GOAL OF THE EXERCISE.
Only the lines from the start of the data to the line containing "plt.rcParams['font.family'] = ['Liberation", both included, should be output, exactly and without pictures.

GIVEN DATA.
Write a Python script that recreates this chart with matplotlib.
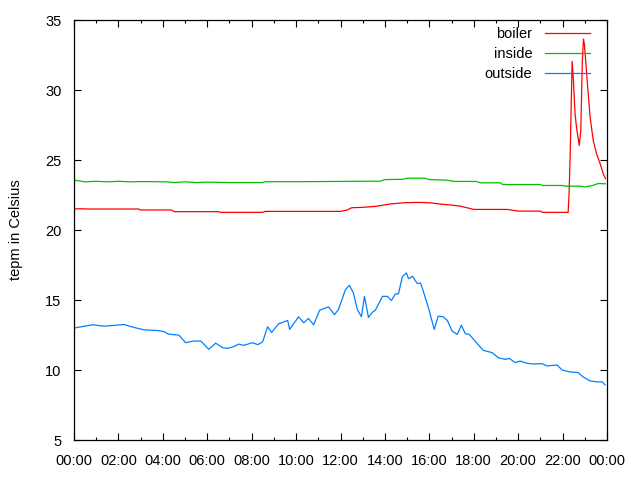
import matplotlib
matplotlib.use("Agg")
import matplotlib.pyplot as plt
from matplotlib.ticker import MultipleLocator, FuncFormatter

plt.rcParams['font.family'] = ['Liberation Sans', 'DejaVu Sans']

# time in hours since midnight, temperatures in Celsius
boiler_t = [0, 0.3, 0.6, 2.9, 3.0, 4.4, 4.5, 6.5, 6.6, 8.5, 8.6, 12.0, 12.3, 12.5,
            13.0, 13.6, 14.0, 14.3, 14.9, 15.5, 16.0, 16.5, 17.0, 17.4, 18.0, 19.5,
            20.0, 21.0, 21.1, 22.25, 22.29, 22.34, 22.43, 22.49, 22.56, 22.63, 22.75,
            22.82, 22.89, 22.94, 22.98, 23.04, 23.13, 23.24, 23.38, 23.53, 23.69,
            23.83, 23.93]
boiler = [21.5, 21.52, 21.5, 21.5, 21.43, 21.43, 21.31, 21.31, 21.26, 21.26, 21.33,
          21.33, 21.43, 21.59, 21.62, 21.69, 21.8, 21.87, 21.95, 21.97, 21.95, 21.85,
          21.78, 21.7, 21.47, 21.47, 21.35, 21.35, 21.26, 21.26, 22.5, 25.2, 32.04,
          30.66, 28.3, 27.3, 26.04, 27.1, 32.1, 33.63, 33.3, 32.1, 30.2, 28.06, 26.4,
          25.45, 24.74, 24.03, 23.68]

inside_t = [0, 0.5, 1.0, 1.5, 2.0, 2.5, 3.0, 4.2, 4.5, 5.0, 5.5, 6.0, 7.0, 8.5, 8.6,
            10, 12, 13.8, 14.0, 14.8, 15.0, 15.8, 16.0, 16.8, 17.1, 18.1, 18.3, 19.2,
            19.3, 21.0, 21.1, 22.0, 22.2, 22.8, 23.0, 23.2, 23.4, 23.6, 23.93]
inside = [23.56, 23.44, 23.48, 23.44, 23.48, 23.44, 23.46, 23.44, 23.39, 23.44, 23.39,
          23.42, 23.39, 23.39, 23.45, 23.45, 23.47, 23.49, 23.6, 23.62, 23.70, 23.70,
          23.6, 23.56, 23.47, 23.47, 23.37, 23.37, 23.25, 23.25, 23.18, 23.18, 23.13,
          23.13, 23.08, 23.13, 23.2, 23.32, 23.3]

outside_t = [0, 0.09, 0.84, 1.35, 2.25, 2.70, 3.15, 3.78, 4.04, 4.27, 4.72, 5.03, 5.39,
             5.71, 6.07, 6.38, 6.70, 6.92, 7.19, 7.42, 7.64, 8.04, 8.27, 8.49, 8.72,
             8.90, 9.21, 9.62, 9.71, 10.11, 10.34, 10.56, 10.79, 11.06, 11.46, 11.73,
             11.91, 12.22, 12.40, 12.58, 12.76, 12.94, 13.08, 13.26, 13.44, 13.57,
             13.89, 14.11, 14.29, 14.47, 14.61, 14.79, 14.97, 15.06, 15.24, 15.46,
             15.60, 15.73, 15.96, 16.22, 16.40, 16.63, 16.81, 17.03, 17.26, 17.44,
             17.62, 17.80, 18.16, 18.43, 18.83, 19.10, 19.42, 19.60, 19.87, 20.09,
             20.40, 20.67, 21.08, 21.30, 21.75, 21.98, 22.34, 22.70, 22.92, 23.24,
             23.55, 23.78, 23.91]
outside = [13.0, 13.02, 13.23, 13.13, 13.25, 13.04, 12.87, 12.82, 12.75, 12.56, 12.49,
           11.95, 12.07, 12.07, 11.48, 11.92, 11.59, 11.55, 11.67, 11.85, 11.76, 11.95,
           11.81, 12.0, 13.09, 12.68, 13.30, 13.54, 12.9, 13.8, 13.37, 13.68, 13.23,
           14.27, 14.51, 13.96, 14.32, 15.74, 16.05, 15.5, 14.32, 13.8, 15.26, 13.75,
           14.13, 14.27, 15.26, 15.26, 14.96, 15.43, 15.45, 16.69, 16.93, 16.52, 16.69,
           16.17, 16.22, 15.62, 14.44, 12.9, 13.85, 13.8, 13.54, 12.78, 12.54, 13.2,
           12.6, 12.54, 11.88, 11.4, 11.24, 10.88, 10.76, 10.83, 10.53, 10.64, 10.48,
           10.43, 10.45, 10.29, 10.36, 10.0, 9.86, 9.82, 9.51, 9.22, 9.15, 9.16, 8.94]

fig = plt.figure(figsize=(6.4, 4.8), dpi=100)
ax = fig.add_axes([74 / 640, 40 / 480, 533 / 640, 420 / 480])

ax.plot(boiler_t, boiler, color='#ff0000', lw=0.9, label='boiler')
ax.plot(inside_t, inside, color='#00c000', lw=0.9, label='inside')
ax.plot(outside_t, outside, color='#0080ff', lw=0.9, label='outside')

ax.set_xlim(0, 24)
ax.set_ylim(5, 35)
ax.xaxis.set_major_locator(MultipleLocator(2))
ax.xaxis.set_minor_locator(MultipleLocator(1))
ax.yaxis.set_major_locator(MultipleLocator(5))
ax.xaxis.set_major_formatter(FuncFormatter(lambda v, p: "%02d:00" % (int(round(v)) % 24)))
ax.tick_params(which='both', direction='in', top=True, right=True, labelsize=10.5,
               width=0.8)
ax.tick_params(axis='x', pad=10)
ax.tick_params(axis='y', pad=9)
ax.tick_params(which='major', length=5)
ax.tick_params(which='minor', length=2.5)
for s in ax.spines.values():
    s.set_linewidth(0.9)

ax.set_ylabel('tepm in Celsius', fontsize=10.5, labelpad=16)

ax.legend(loc='upper right', bbox_to_anchor=(1 - 17 / 533, 1 - 7 / 420),
          frameon=False, markerfirst=False, fontsize=10.5, handlelength=3.1,
          handletextpad=0.85, labelspacing=0.42, borderpad=0, borderaxespad=0)

fig.savefig('out.png', dpi=100)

WRITTEN SOLUTION.
Write a Python script that recreates this chart with matplotlib.
import matplotlib
matplotlib.use("Agg")
import matplotlib.pyplot as plt
from matplotlib.ticker import MultipleLocator, FuncFormatter

plt.rcParams['font.family'] = ['Liberation Sans', 'DejaVu Sans']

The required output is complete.